New study of blasphemy law around the world

Posted: Wed, 5th Dec 2012

According to a Pew Forum study released last week, eight out of 45 European countries have blasphemy laws on their books while 35 of them have laws against the defamation of religion in general or hate speech against members of a faith.

The eight countries with blasphemy laws are Denmark, Germany, Greece, Ireland, Italy, Malta, the Netherlands and Poland. A blasphemy law in England and Wales was scrapped in 2008.

The Netherlands and Ireland are actively considering abolition of their blasphemy laws, while Denmark's fifty year old law has never been used.

In Malta, the Constitutional Court last week upheld a censorship board decision to ban a play called Stitching for blasphemy. Ironically, the censorship board was abolished after the case was brought, but before the court decision was reached. This led to the bizarre situation that while 'Stitching' can no longer be banned outright, its producers could be arrested for blasphemy if they went ahead and staged the play.

In Greece blasphemy cases are being actively pursued. It seems the economic crisis in which the country finds itself has led to a resurgence of power for the Greek Orthodox Church and a desire to pursue blasphemy cases.

The Pew study said blasphemy laws were more common in the Muslim world, where 13 of 20 countries in the Middle East and North Africa had them as well as nine Asian states that are mostly Muslim or, in the case of India, have a large Muslim minority.

Some 20 countries, all majority Muslim states in the Middle East, Africa and Asia, also outlaw apostasy or conversion to another religion, the Pew study said.

The shift in Ireland also resulted from an election last year won by a coalition of the Fine Gael and Labour parties that favoured a reform of the 1937 constitution which explicitly states blasphemy is a crime. Changing that will require a referendum, which can only be held after the constitutional convention completes it work, which should take at least a year if not more.

Ireland passed a new blasphemy law in 2009 after its previous one, a remnant of pre-independence English law there, was ruled illegal because it violated the constitutional guarantee of religious equality.

Muslim countries seeking a United Nations ban on blasphemy subsequently cited that law as an example of western support for the concept.
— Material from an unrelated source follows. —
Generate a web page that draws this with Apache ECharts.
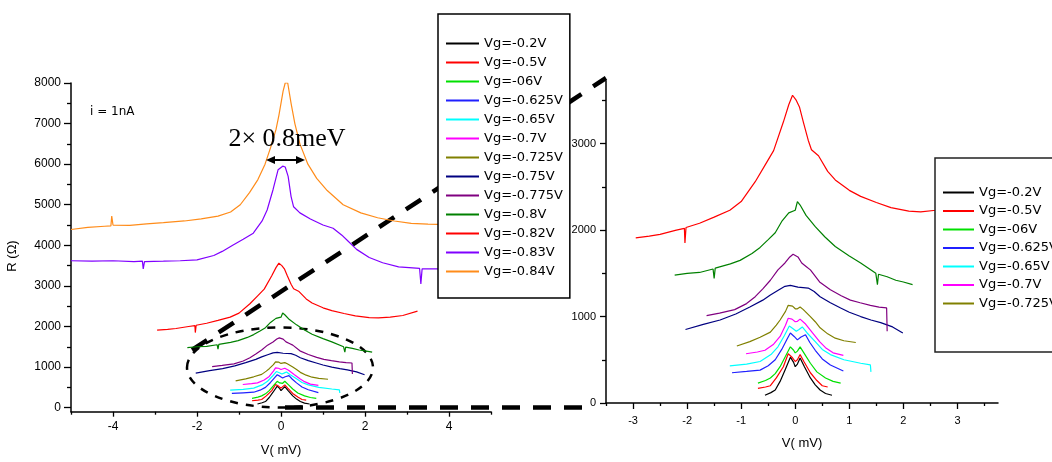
<!DOCTYPE html>
<html><head><meta charset="utf-8">
<script src="https://cdn.jsdelivr.net/npm/echarts@6/dist/echarts.min.js"></script>
<style>html,body{margin:0;padding:0;background:#fff}#c{width:1052px;height:462px}</style>
</head><body><div id="c"></div><script>
// ---- data (V in mV, R in Ohm) ----
const seriesNames = ['Vg=-0.2V','Vg=-0.5V','Vg=-06V','Vg=-0.625V','Vg=-0.65V','Vg=-0.7V','Vg=-0.725V','Vg=-0.75V','Vg=-0.775V','Vg=-0.8V','Vg=-0.82V','Vg=-0.83V','Vg=-0.84V'];
const seriesColors = ['#000000','#ff0000','#00e000','#2020ff','#00ffff','#ff00ff','#808000','#000080','#800080','#008000','#ff0000','#8000ff','#ff8c1a'];
const leftXTicks = [-4,-2,0,2,4];
const leftXMinor = [-5,-3,-1,1,3,5];
const leftYTicks = [0,1000,2000,3000,4000,5000,6000,7000,8000];
const leftYMinor = [500,1500,2500,3500,4500,5500,6500,7500];
const rightXTicks = [-3,-2,-1,0,1,2,3];
const rightXMinor = [-3.5,-2.5,-1.5,-0.5,0.5,1.5,2.5,3.5];
const rightYTicks = [0,1000,2000,3000];
const rightYMinor = [500,1500,2500,3500];
const rightLegendNames = ['Vg=-0.2V','Vg=-0.5V','Vg=-06V','Vg=-0.625V','Vg=-0.65V','Vg=-0.7V','Vg=-0.725V'];

const vg020 = [[-0.56,90],[-0.45,120],[-0.37,150],[-0.28,250],[-0.19,380],[-0.09,530],[-0.03,470],[0,420],[0.04,450],[0.09,520],[0.17,420],[0.28,290],[0.37,210],[0.46,150],[0.56,110],[0.68,90]];
const vg050 = [[-0.69,170],[-0.55,185],[-0.46,200],[-0.35,290],[-0.22,420],[-0.13,570],[-0.06,530],[0,480],[0.04,500],[0.09,560],[0.16,480],[0.28,350],[0.4,260],[0.5,200],[0.6,185]];
const vg060 = [[-0.69,230],[-0.55,260],[-0.46,290],[-0.37,340],[-0.28,420],[-0.18,540],[-0.09,650],[-0.03,610],[0,580],[0.04,600],[0.09,650],[0.18,560],[0.28,460],[0.4,360],[0.56,290],[0.7,250],[0.84,230]];
const vg0625 = [[-1.17,350],[-0.9,365],[-0.65,380],[-0.5,430],[-0.37,500],[-0.25,620],[-0.15,740],[-0.09,810],[-0.02,770],[0.04,730],[0.1,760],[0.19,790],[0.27,700],[0.37,610],[0.5,510],[0.65,440],[0.89,370]];
const vg065 = [[-1.21,430],[-0.9,450],[-0.65,480],[-0.45,560],[-0.32,650],[-0.2,780],[-0.11,890],[-0.04,860],[0.02,830],[0.07,850],[0.13,880],[0.22,810],[0.37,710],[0.5,620],[0.65,560],[0.9,500],[1.21,460],[1.39,440],[1.4,360]];
const vg070 = [[-0.91,570],[-0.7,590],[-0.56,610],[-0.4,680],[-0.28,770],[-0.18,900],[-0.13,980],[-0.06,970],[0,940],[0.04,945],[0.09,970],[0.18,920],[0.32,810],[0.45,710],[0.56,640],[0.7,580],[0.89,550]];
const vg0725 = [[-1.08,660],[-0.84,710],[-0.65,760],[-0.46,820],[-0.35,900],[-0.28,960],[-0.18,1060],[-0.13,1130],[-0.05,1120],[0,1090],[0.04,1090],[0.09,1110],[0.15,1080],[0.28,1000],[0.37,940],[0.46,870],[0.6,800],[0.74,750],[0.9,720],[1.12,700]];
const vg075 = [[-2.03,850],[-1.7,910],[-1.39,960],[-1.1,1030],[-0.84,1110],[-0.6,1190],[-0.46,1250],[-0.3,1310],[-0.19,1350],[-0.09,1360],[0.05,1340],[0.24,1330],[0.35,1290],[0.46,1230],[0.65,1160],[0.84,1100],[1.0,1050],[1.21,1000],[1.4,960],[1.58,930],[1.8,880],[1.99,810]];
const vg0775 = [[-1.64,1010],[-1.4,1040],[-1.12,1080],[-0.9,1150],[-0.74,1230],[-0.6,1320],[-0.46,1420],[-0.32,1540],[-0.19,1620],[-0.1,1690],[-0.04,1720],[0.05,1690],[0.12,1620],[0.2,1580],[0.28,1540],[0.45,1400],[0.65,1310],[0.85,1240],[1.02,1190],[1.2,1160],[1.39,1130],[1.55,1110],[1.69,1100],[1.7,830]];
const vg080 = [[-2.23,1480],[-2.0,1500],[-1.77,1510],[-1.52,1550],[-1.5,1440],[-1.48,1560],[-1.2,1610],[-1.02,1650],[-0.8,1730],[-0.65,1800],[-0.5,1890],[-0.37,1970],[-0.25,2100],[-0.12,2200],[0,2230],[0.04,2330],[0.09,2290],[0.2,2170],[0.37,2040],[0.55,1920],[0.74,1810],[1.0,1700],[1.21,1620],[1.49,1500],[1.52,1370],[1.54,1490],[1.7,1460],[1.86,1420],[2.0,1400],[2.17,1370]];
const vg082 = [[-2.95,1910],[-2.7,1930],[-2.5,1950],[-2.2,2000],[-2.05,2020],[-2.04,1850],[-2.02,2030],[-1.77,2080],[-1.5,2150],[-1.21,2230],[-1,2330],[-0.74,2560],[-0.55,2760],[-0.4,2920],[-0.22,3250],[-0.12,3450],[-0.05,3560],[0.02,3500],[0.08,3420],[0.15,3250],[0.24,3040],[0.3,2930],[0.43,2860],[0.6,2680],[0.74,2580],[1,2460],[1.21,2390],[1.5,2320],[1.77,2260],[2.1,2220],[2.32,2210],[2.6,2230],[2.9,2270],[3.25,2380]];
const vg083 = [[-5,3620],[-4.5,3610],[-4,3620],[-3.5,3600],[-3.3,3610],[-3.28,3420],[-3.25,3600],[-2.8,3610],[-2.4,3620],[-2,3640],[-1.6,3750],[-1.4,3850],[-1.14,4010],[-0.9,4150],[-0.66,4300],[-0.45,4600],[-0.33,4870],[-0.19,5370],[-0.07,5860],[0.04,5950],[0.1,5930],[0.17,5700],[0.24,5200],[0.3,4950],[0.45,4800],[0.7,4650],[1.0,4500],[1.24,4420],[1.45,4250],[1.6,4100],[1.8,3900],[2.1,3700],[2.42,3570],[2.8,3470],[3.3,3430],[3.33,3050],[3.36,3420],[3.7,3420],[4.2,3410],[5,3400]];
const vg084 = [[-5,4390],[-4.6,4440],[-4.2,4470],[-4.05,4480],[-4.03,4720],[-4.0,4500],[-3.6,4490],[-3.2,4530],[-2.8,4560],[-2.3,4600],[-1.9,4650],[-1.5,4720],[-1.2,4820],[-0.97,5000],[-0.75,5300],[-0.55,5620],[-0.38,6000],[-0.25,6400],[-0.12,6850],[-0.05,7200],[0.05,7800],[0.1,8000],[0.16,8000],[0.24,7500],[0.33,7000],[0.45,6500],[0.64,6000],[0.85,5650],[1.1,5350],[1.48,5000],[1.9,4800],[2.3,4680],[2.7,4600],[3.1,4540],[3.5,4520],[4,4510],[4.5,4500],[5,4500]];
const allData = [vg020,vg050,vg060,vg0625,vg065,vg070,vg0725,vg075,vg0775,vg080,vg082,vg083,vg084];

// ---- chart ----
const chart = echarts.init(document.getElementById('c'), null, {renderer:'canvas'});
const FONT = 'Liberation Sans';
function majorAxis(grid, min, max, ticks, pos, tickLen, labelMargin, fs){
  return {type:'value', gridIndex:grid, min:min, max:max, position:pos,
    axisLine:{show:true, onZero:false, lineStyle:{color:'#000', width:1.5}},
    axisTick:{show:true, inside:false, length:tickLen, customValues:ticks, lineStyle:{color:'#000', width:1.3}},
    axisLabel:{show:true, customValues:ticks, margin:labelMargin, color:'#000', fontFamily:FONT, fontSize:fs,
      formatter:function(v){ return String(v); }},
    splitLine:{show:false}};
}
function minorAxis(grid, min, max, ticks, pos, tickLen){
  return {type:'value', gridIndex:grid, min:min, max:max, position:pos,
    axisLine:{show:false, onZero:false},
    axisTick:{show:true, inside:false, length:tickLen, customValues:ticks, lineStyle:{color:'#000', width:1.3}},
    axisLabel:{show:false}, splitLine:{show:false}};
}
const xA0 = majorAxis(0,-5,5,leftXTicks,'bottom',5,9,12);
xA0.name = 'V( mV)'; xA0.nameLocation='middle'; xA0.nameGap=32;
xA0.nameTextStyle = {fontFamily:FONT, fontSize:13, color:'#000'};
const xA2 = majorAxis(1,-3.5,3.75,rightXTicks,'bottom',6,12,11);
xA2.name = 'V( mV)'; xA2.nameLocation='middle'; xA2.nameGap=34;
xA2.nameTextStyle = {fontFamily:FONT, fontSize:13, color:'#000'};

const series = [];
allData.forEach((d,i)=>{
  series.push({type:'line', name:seriesNames[i], xAxisIndex:0, yAxisIndex:0, data:d,
    showSymbol:false, symbol:'none', lineStyle:{width:1.2, color:seriesColors[i]}, itemStyle:{color:seriesColors[i]}});
});
allData.slice(0,11).forEach((d,i)=>{
  series.push({type:'line', name:seriesNames[i], xAxisIndex:2, yAxisIndex:2, data:d,
    showSymbol:false, symbol:'none', lineStyle:{width:1.2, color:seriesColors[i]}, itemStyle:{color:seriesColors[i]}});
});

const legendText = {fontFamily:'DejaVu Sans', fontSize:13, color:'#000'};
const option = {
  animation:false,
  backgroundColor:'#fff',
  grid:[{left:71, top:83, width:420, height:328.7},{left:606, top:81, width:392, height:322}],
  xAxis:[xA0, minorAxis(0,-5,5,leftXMinor,'bottom',3), xA2, minorAxis(1,-3.5,3.75,rightXMinor,'bottom',3)],
  yAxis:[majorAxis(0,-100,8000,leftYTicks,'left',7,10,12), minorAxis(0,-100,8000,leftYMinor,'left',4),
         majorAxis(1,0,3725,rightYTicks,'left',6,10,11), minorAxis(1,0,3725,rightYMinor,'left',4)],
  legend:[
    {data:seriesNames, orient:'vertical', left:438, top:14, padding:[23,7,20,7], itemGap:6,
     itemWidth:33, itemHeight:14, backgroundColor:'#fff', borderColor:'#000', borderWidth:1.5,
     itemStyle:{opacity:0}, textStyle:legendText, selectedMode:false},
    {data:rightLegendNames, orient:'vertical', left:935, top:158, padding:[28,40,42,7], itemGap:5.5,
     itemWidth:31, itemHeight:14, backgroundColor:'#fff', borderColor:'#222', borderWidth:1.5,
     itemStyle:{opacity:0}, textStyle:legendText, selectedMode:false}
  ],
  graphic:[
    {type:'text', z:5, style:{x:12, y:256, text:'R (Ω)', font:'13px "Liberation Sans"', fill:'#000', textAlign:'center', textVerticalAlign:'middle'}, rotation:Math.PI/2, originX:12, originY:256},
    {type:'text', z:5, style:{x:90, y:112, text:'i = 1nA', font:'12px "DejaVu Sans"', fill:'#000', textAlign:'left', textVerticalAlign:'middle'}},
    {type:'text', z:5, style:{x:287, y:139, text:'2× 0.8meV', font:'26px "Liberation Serif"', fill:'#000', textAlign:'center', textVerticalAlign:'middle'}},
    {type:'line', z:5, shape:{x1:272, y1:160, x2:299, y2:160}, style:{stroke:'#000', lineWidth:2}},
    {type:'polygon', z:5, shape:{points:[[266,160],[275,156],[275,164]]}, style:{fill:'#000'}},
    {type:'polygon', z:5, shape:{points:[[305,160],[296,156],[296,164]]}, style:{fill:'#000'}},
    {type:'ellipse', z:3, shape:{cx:280, cy:367.5, rx:93, ry:40}, style:{fill:null, stroke:'#000', lineWidth:2.5, lineDash:[8,8]}},
    {type:'line', z:3, shape:{x1:192, y1:350, x2:606, y2:78}, style:{stroke:'#000', lineWidth:4.5, lineDash:[18,14]}},
    {type:'line', z:3, shape:{x1:285, y1:407.5, x2:582, y2:407.5}, style:{stroke:'#000', lineWidth:4.5, lineDash:[18,13]}}
  ],
  series:series
};
chart.setOption(option);
</script></body></html>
Western states have consistently rejected the Muslim proposal as a violation of free speech.

Pakistan, whose strict blasphemy law has reaped world-wide criticism for cases of misuse against religious minorities, threw out a case against a Christian girl last week after a wave of international condemnation.

Rimsha Masih, believed to be no older than 14, was charged with burning pages of the Koran in August but was granted bail in September after a Muslim cleric was detained on suspicion of planting evidence to stir up resentment against Christians.

Since then, a 22-year-old Christian Pakistani youth, who was accused of burning a copy of the Koran, died while in police custody last Sunday.

A police spokesman said the youth, named only as Nadeem, had "fallen seriously ill while in custody and subsequently died". He also said that the allegations had not been substantiated, but that the youth — who was described as mentally ill — had been tortured by a neighbour who allegedly caught him burning the Koran.

A Christian woman, Asia Bibi, who was sentenced to death in 2010 on blasphemy charges, awaits developments on death row.

In the United States, a 1952 Supreme Court decision effectively killed state blasphemy laws when it ruled that a movie titled The Miracle could not be censored on grounds that it is sacrilegious.

"From the standpoint of freedom of speech and the press, a state has no legitimate interest in protecting any or all religions from views distasteful to them which is sufficient to justify prior restraints upon the expression of those views," the Court ruled.